While we await the fallout from the Upton signing, here are three non-outfield-related stories that lit the Hot Stove on Wednesday:
Pirates among suitors giving Yankees a run for Russell Martin
Martin ducked his final year of arbitration eligibility by meeting the Yankees halfway ($7.5 million), and he turned in a .255 TAv to go with 21 home runs over 133 games, while also being named a Gold Glove finalist*. The 29-year-old endured his share of bumps and bruises, as all backstops do—missing a couple of days at a time with elbow, groin, neck, foot, and lower back nicks—but he avoided the disabled list and showed few ill effects from his past hip and knee woes. From a health standpoint, Martin is a safer bet than Mike Napoli and not far off from A.J. Pierzynski, who has required only one DL stint in a dozen major-league seasons.
And that’s why, after providing between 1.4 and 1.6 WARP* in each of the past three seasons, Martin is drawing interest from at least four teams, with the Pirates and Yankees leading the pack, and the Mariners and Rangers lurking on the periphery. Jon Heyman of CBS Sports initially heard that Pittsburgh could pace the bidding at three years and $25 million, but Rob Biertempfel, a beat writer for the Pittsburgh Tribune-Review, nixed that rumor, and Heyman acknowledged that the true proposal from general manager Neal Huntington is probably closer to $21 million. Either figure would be a far cry from the price tag Marchand reported, but the offers could pick up if Martin chooses to wait out the market instead of signing first and the teams in play miss out on his fellow free agents.

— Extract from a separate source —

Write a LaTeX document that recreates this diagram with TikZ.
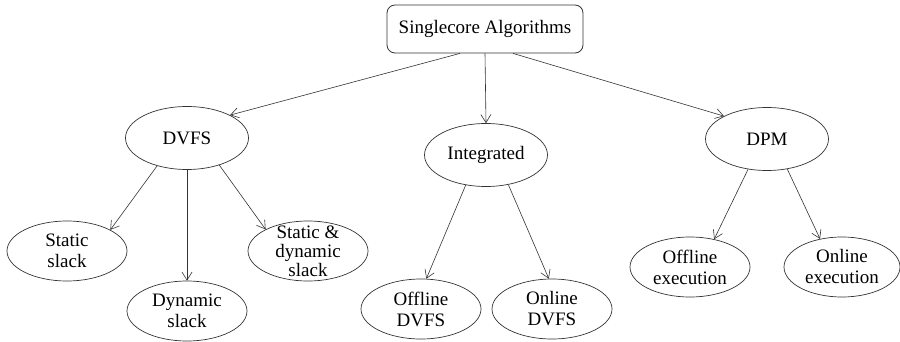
\documentclass[tikz,border=0pt]{standalone}
\usepackage{fontspec}
\setmainfont{Liberation Serif}
\usetikzlibrary{arrows.meta,shapes.geometric}

\begin{document}
\begin{tikzpicture}[
  x=1pt, y=-1pt,
  every node/.style={font=\fontsize{19}{21}\selectfont},
  root/.style={draw=black!80,line width=0.8pt,rounded corners=8pt,
               minimum width=196pt,minimum height=48pt},
  mid/.style={ellipse,draw=black!80,line width=0.7pt,inner sep=1pt,
              minimum width=123pt,minimum height=63pt,align=center},
  leaf/.style={ellipse,draw=black!80,line width=0.7pt,inner sep=1pt,
               minimum width=120pt,minimum height=60pt,align=center},
  arr/.style={-{Straight Barb[length=8pt,width=10pt]},line width=0.6pt,black!80},
]
\useasboundingbox (0,0) rectangle (900,342);

%% ── Root ────────────────────────────────────────────────────────────────
\node[root] (root) at (485,29) {Singlecore Algorithms};

%% ── Second level ────────────────────────────────────────────────────────
\node[mid] (dvfs)  at (187,138) {DVFS};
\node[mid] (integ) at (486,155) {Integrated};
\node[mid] (dpm)   at (767,139) {DPM};

%% ── Leaves ──────────────────────────────────────────────────────────────
\node[leaf] (ss)   at (67,251)  {Static\\slack};
\node[leaf] (ds)   at (187,311) {Dynamic\\slack};
\node[leaf] (sds)  at (308,251) {};
\node[font=\fontsize{19}{19}\selectfont,align=center,inner sep=0pt]
  (sdslbl) at (sds) {Static \&\\dynamic\\slack};
\node[leaf] (offd) at (421,309) {Offline\\DVFS};
\node[leaf] (ond)  at (552,309) {Online\\DVFS};
\node[leaf] (offe) at (690,267) {Offline\\execution};
\node[leaf,minimum width=116pt] (one) at (842,267) {Online\\execution};

%% ── Connections root → second level ─────────────────────────────────────
\draw[arr] ([xshift=-25pt]root.south) -- (dvfs.28);
\draw[arr] (root.south) -- (integ.north);
\draw[arr] ([xshift=28pt]root.south) -- (dpm.152);

%% Connections second level → leaves
\draw[arr] (dvfs.223) -- (ss.26);
\draw[arr] (dvfs.south) -- (ds.north);
\draw[arr] (dvfs.-40) -- (sds.153);
\draw[arr] (integ.236) -- (offd.80);
\draw[arr] (integ.-53) -- (ond.96);
\draw[arr] (dpm.238) -- (offe.49);
\draw[arr] (dpm.-56) -- (one.128);

\end{tikzpicture}
\end{document}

Now, you probably noticed asterisks in each of the first three paragraphs of this segment; here is where they come in. According to WARP, the salaries currently on the table for Martin are roughly commensurate with his measured performance in recent seasons. The operative word in the previous sentence is “measured,” because WARP does not account for one potentially crucial factor when it comes to catcher defense: namely, pitch framing. And, while Martin is light-years from Jose Molina’s 50-run wizardry, he did rank near the top of the league in both total runs saved (second) and runs saved per 120 games (fourth) during the five-year timeframe of Mike Fast’s study.